Using Voyager 2 images, Kargel and Pozio (1996) found that the northern and southern/eastern extensions of this feature are likely distinct features with different origins and ages. The portions surrounding Sarandib Planitia were characterized as sinuous "mountainous ridges" 1-1.5 km in height, and lying within relative topographic lows. Kargel and Pozio (1996) suggested that they might be fold belts, similar to North America's Appalachian Mountains. The northern portion of Samarkand Sulci was found to consist of linear fractures, suggesting that rather than a compressional fold belt, the northern part of Samarkand Sulci may in fact be an extensional rift. Based on analysis of crater counts in both areas of Samarkand Sulci, Kargel and Pozio (1996) suggested that the rift formed before the ridges.

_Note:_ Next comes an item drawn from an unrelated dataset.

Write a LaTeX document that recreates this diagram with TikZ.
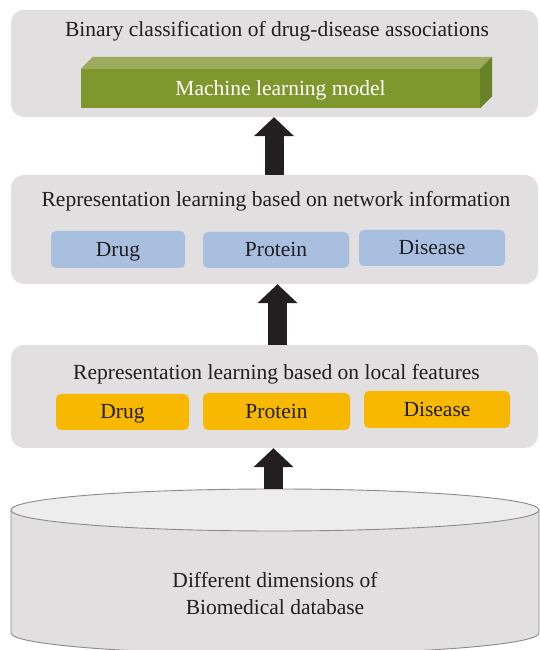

Recent images by the Cassini spacecraft show portions of Samarkand Sulci at much higher resolution than in the Voyager 2 images. Numerous parallel ridges are resolved in the southern and eastern extensions of the feature, though some ridges appear chevron shaped. Just as Kargel and Pozio (1996) found parts of this feature lying within topographic lows, sharp scarps bound the ridge belts in several regions. On the far eastern tip of Samarkand Sulci, these scarps begin to converge as the ridge belts disappear, forming narrow canyons. Northern Samarkand Sulci was also observed. This region appears unconsolidated with several craters, like Ahmad and Peri-Banu, appearing to be cross-cut or even flooded by this portion of Samarkand Sulci.

Near the southern end of Samarkand Sulci, curious dark patches, 500–750 m across were observed lying along ridge crests. It is possible these spots may be collapse pits.

Samarkand Sulci is named after the country ruled over by Shah Zaman, brother of Shahryar, in Arabian Nights.